A "danger receptor" that may kick-start an immune reaction to cancer in the body has been found by UK researchers.

It picks up signs of cell death caused by injury or tumours and mobilises the body's defences, Nature reports.

The finding may explain why some tumour-killing drugs partly work by setting off an immune response.

Better understanding of the receptor could help develop cancer treatments that harness the immune system, the London Research Institute team said.

Cell death is a normal process in the body which keeps growth and repair ticking over and keeps tissue healthy.

After a 15-year hunt, we've identified the first 'danger receptor' - one which senses abnormal cell death and then triggers an immune response
Dr Caetano Reis e Sousa, study leader

But sometimes there is an abnormal type of cell death called necrosis.
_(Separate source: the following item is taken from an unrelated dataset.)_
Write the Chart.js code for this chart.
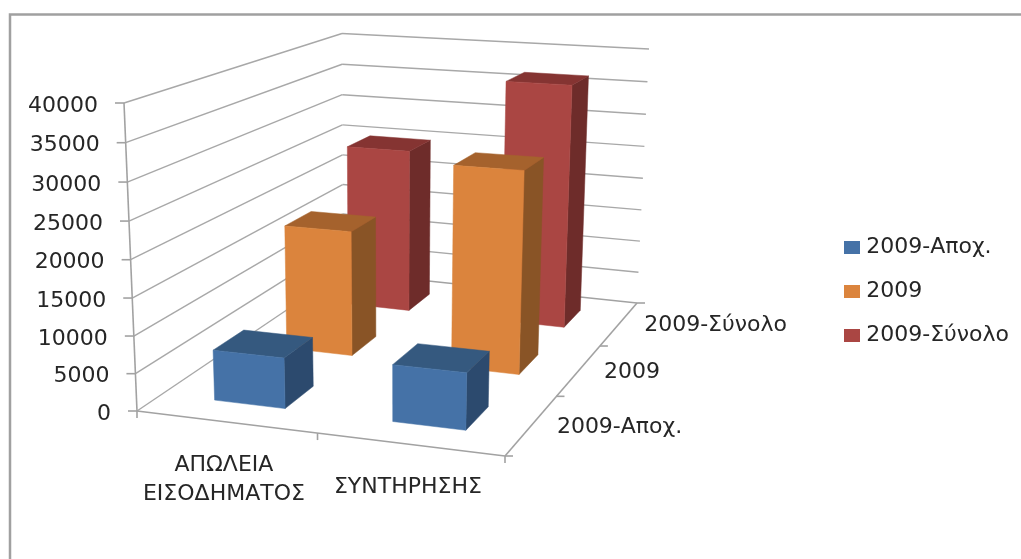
<!DOCTYPE html>
<html>
<head>
<meta charset="utf-8">
<script src="https://cdn.jsdelivr.net/npm/chart.js@4"></script>
<style>
    html, body { margin: 0; padding: 0; background: #fff; overflow: hidden; }
    canvas { display: block; }
</style>
</head>
<body>
<canvas id="chart3d" width="1021" height="559"></canvas>
<script>
const categories = [['ΑΠΩΛΕΙΑ', 'ΕΙΣΟΔΗΜΑΤΟΣ'], ['ΣΥΝΤΗΡΗΣΗΣ']];
const seriesNames = ['2009-Αποχ.', '2009', '2009-Σύνολο'];
const valuesApoch = [6800, 7500];
const values2009 = [18000, 28500];
const valuesSynolo = [25000, 36500];
const yTicks = [0, 5000, 10000, 15000, 20000, 25000, 30000, 35000, 40000];

const FONT_SIZE = 22;
const FONT = FONT_SIZE + 'px "DejaVu Sans"';
const TEXT = '#262626';
const AXIS = '#a2a2a2';
const GRID = '#a8a8a8';

// front, top and right side shades per series
const SHADES = [
    ['#4572a7', '#35597f', '#2c4a6e'],
    ['#db843d', '#a5622d', '#895426'],
    ['#aa4643', '#853432', '#6e2c2a']
];

// Screen corners of the 3D box: floor and ceiling, front-left, front-right, back-right, back-left
const FLOOR = [[137, 411], [505, 456], [637, 303], [343, 272]];
const CEIL = [[124, 103], [513, 128], [649, 49], [342, 33.5]];
const DEPTH_BAR = 0.4; // share of a depth slot filled by a bar

function quadMap(q) {
    const [[x0, y0], [x1, y1], [x2, y2], [x3, y3]] = q;
    const dx1 = x1 - x2, dx2 = x3 - x2, sx = x0 - x1 + x2 - x3;
    const dy1 = y1 - y2, dy2 = y3 - y2, sy = y0 - y1 + y2 - y3;
    const den = dx1 * dy2 - dx2 * dy1;
    const g = (sx * dy2 - dx2 * sy) / den;
    const h = (dx1 * sy - sx * dy1) / den;
    const a = x1 - x0 + g * x1, b = x3 - x0 + h * x3;
    const d = y1 - y0 + g * y1, e = y3 - y0 + h * y3;
    return (s, r) => {
        const w = g * s + h * r + 1;
        return [(a * s + b * r + x0) / w, (d * s + e * r + y0) / w];
    };
}

const floorAt = quadMap(FLOOR);
const ceilAt = quadMap(CEIL);

// s: along categories, r: along depth, t: up the value axis (all 0..1)
function project(s, r, t) {
    const f = floorAt(s, r), c = ceilAt(s, r);
    const k = t / (t + (1 - t) * 1.036);
    return [f[0] + (c[0] - f[0]) * k, f[1] + (c[1] - f[1]) * k];
}

function seg(ctx, a, b, color, width) {
    ctx.strokeStyle = color;
    ctx.lineWidth = width;
    ctx.beginPath();
    ctx.moveTo(a[0], a[1]);
    ctx.lineTo(b[0], b[1]);
    ctx.stroke();
}

function face(ctx, pts, color) {
    ctx.fillStyle = color;
    ctx.strokeStyle = color;
    ctx.lineWidth = 0.5;
    ctx.beginPath();
    pts.forEach((p, i) => (i ? ctx.lineTo(p[0], p[1]) : ctx.moveTo(p[0], p[1])));
    ctx.closePath();
    ctx.fill();
    ctx.stroke();
}

// Legend swatch as an image, so the text can sit closer than the default box allows
function swatch(color) {
    const c = document.createElement('canvas');
    c.width = 16;
    c.height = 13;
    const g = c.getContext('2d');
    g.fillStyle = color;
    g.fillRect(0, 0, 16, 13);
    return c;
}

const box3d = {
    id: 'box3d',
    beforeDraw(chart) {
        const ctx = chart.ctx;
        ctx.save();
        ctx.fillStyle = '#fff';
        ctx.fillRect(0, 0, chart.width, chart.height);
        ctx.strokeStyle = '#a0a0a0';
        ctx.lineWidth = 2.5;
        ctx.strokeRect(10, 14.5, chart.width + 40, chart.height + 40);
        ctx.restore();
    },
    // the flat bars are replaced by the boxes below
    beforeDatasetsDraw(chart) {
        const ctx = chart.ctx, area = chart.chartArea;
        const { x: xs, y: ys, z: zs } = chart.scales;
        const ft = v => (ys.bottom - ys.getPixelForValue(v)) / (ys.bottom - ys.top);
        const fz = v => (zs.getPixelForValue(v) - zs.left) / (zs.right - zs.left);
        const fx = v => (xs.getPixelForValue(v) - xs.left) / (xs.right - xs.left);

        ctx.save();
        ctx.lineCap = 'butt';

        // walls
        ys.ticks.forEach(tick => {
            const t = ft(tick.value);
            seg(ctx, project(0, 0, t), project(0, 1, t), GRID, 1.4);
            if (t > 0) seg(ctx, project(0, 1, t), project(1, 1, t), GRID, 1.4);
        });
        // floor and axes
        seg(ctx, project(0, 0, 0), project(1, 0, 0), AXIS, 1.6);
        seg(ctx, project(1, 0, 0), project(1, 1, 0), AXIS, 1.6);
        seg(ctx, project(0, 1, 0), project(1, 1, 0), AXIS, 1.4);
        seg(ctx, project(0, 0, 0), project(0, 0, 1), AXIS, 1.6);

        // tick marks
        ys.ticks.forEach(tick => {
            const p = project(0, 0, ft(tick.value));
            seg(ctx, [p[0] - 9, p[1]], p, AXIS, 1.6);
        });
        for (let i = 0; i <= categories.length; i++) {
            const p = project(i / categories.length, 0, 0);
            seg(ctx, p, [p[0], p[1] + 7], AXIS, 1.6);
        }
        for (let j = 0; j <= seriesNames.length; j++) {
            const p = project(1, j / seriesNames.length, 0);
            seg(ctx, p, [p[0] + 8, p[1]], AXIS, 1.6);
        }

        // boxes, back row first
        for (let d = chart.data.datasets.length - 1; d >= 0; d--) {
            const meta = chart.getDatasetMeta(d);
            const slot = 1 / seriesNames.length;
            const r0 = fz(d) - slot * DEPTH_BAR / 2, r1 = fz(d) + slot * DEPTH_BAR / 2;
            meta.data.forEach(bar => {
                const s0 = (bar.x - bar.width / 2 - area.left) / area.width;
                const s1 = (bar.x + bar.width / 2 - area.left) / area.width;
                const t = (bar.base - bar.y) / (ys.bottom - ys.top);
                const [front, top, side] = SHADES[d];
                face(ctx, [project(s1, r0, 0), project(s1, r1, 0), project(s1, r1, t), project(s1, r0, t)], side);
                face(ctx, [project(s0, r0, t), project(s1, r0, t), project(s1, r1, t), project(s0, r1, t)], top);
                face(ctx, [project(s0, r0, 0), project(s1, r0, 0), project(s1, r0, t), project(s0, r0, t)], front);
            });
        }

        // axis text
        ctx.font = FONT;
        ctx.fillStyle = TEXT;
        ctx.textBaseline = 'middle';
        ctx.textAlign = 'right';
        ys.ticks.forEach(tick => {
            const p = project(0, 0, ft(tick.value));
            ctx.fillText(String(tick.value), p[0] - 26, p[1] + 3);
        });
        ctx.textAlign = 'center';
        categories.forEach((lines, i) => {
            const p = project(fx(i), 0, 0);
            lines.forEach((line, k) => ctx.fillText(line, p[0] - 2.5, p[1] + 43 + k * 29));
        });
        ctx.textAlign = 'left';
        seriesNames.forEach((name, j) => {
            const p = project(1, fz(j), 0);
            ctx.fillText(name, p[0] + 25, p[1] + 2);
        });
        ctx.restore();
        return false;
    }
};

new Chart(document.getElementById('chart3d'), {
    type: 'bar',
    data: {
        labels: categories,
        datasets: [
            { label: seriesNames[0], data: valuesApoch, backgroundColor: SHADES[0][0] },
            { label: seriesNames[1], data: values2009, backgroundColor: SHADES[1][0] },
            { label: seriesNames[2], data: valuesSynolo, backgroundColor: SHADES[2][0] }
        ]
    },
    options: {
        responsive: false,
        animation: false,
        layout: { padding: { top: 24, right: 2 } },
        datasets: { bar: { grouped: false, barPercentage: 0.8, categoryPercentage: 0.5 } },
        plugins: {
            tooltip: { enabled: false },
            legend: {
                position: 'right',
                labels: {
                    font: { family: 'DejaVu Sans', size: FONT_SIZE },
                    color: TEXT,
                    usePointStyle: true,
                    boxWidth: 6,
                    boxHeight: 13,
                    padding: 22,
                    generateLabels: chart =>
                        Chart.defaults.plugins.legend.labels.generateLabels(chart).map((item, i) => ({
                            ...item,
                            pointStyle: swatch(SHADES[i][0])
                        }))
                }
            }
        },
        scales: {
            x: { display: false, offset: true },
            y: { display: false, min: 0, max: 40000, afterBuildTicks: s => { s.ticks = yTicks.map(value => ({ value })); } },
            z: { display: false, type: 'category', axis: 'x', offset: true, labels: seriesNames }
        }
    },
    plugins: [box3d]
});
</script>
</body>
</html>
It has been thought for many years that the body somehow senses this abnormal cell death and sets off an immune reaction.

From an evolutionary point of view this would make sense as injury puts the body at risk of infection and an immune response would be a sensible precaution.

However, until now no receptor capable of detecting this abnormal cell death had been found.

The researchers discovered that the DNGR-1 receptor on a type of immune cell called a dendritic cell mobilises an immune response after coming across this abnormal cell death.

Dendritic cells act as messengers, alerting other types of immune cells to kill invaders, such as viruses and bacteria.


The researchers said tumours could also trigger this type of immune reaction because they often contain clusters of cells undergoing this type of cell death as they have a limited blood supply.

Dr Caetano Reis e Sousa, lead author based at Cancer Research UK's London Research Institute, said: "After a 15-year hunt, we've identified the first 'danger receptor' - one which senses abnormal cell death and then triggers an immune response.

"The detection of 'danger' could explain some situations when a tumour triggers an immune reaction against itself."

He said manipulating this system could be beneficial in treating cancer but also in other areas, such as preventing rejection in organ transplantation.

"There is a theory that some cancer-killing drugs kill tumour cells in such a way that triggers the immune system against them so they have a double whammy."

Dr Lesley Walker, director of information at Cancer Research UK, said: "The concept of using the body's immune system to fight cancer has been around for decades, but advances in recent years have made this field of research a very exciting one.

"The results of this study are really important scientifically and a step towards understanding how to manipulate the immune system to treat cancer in the future."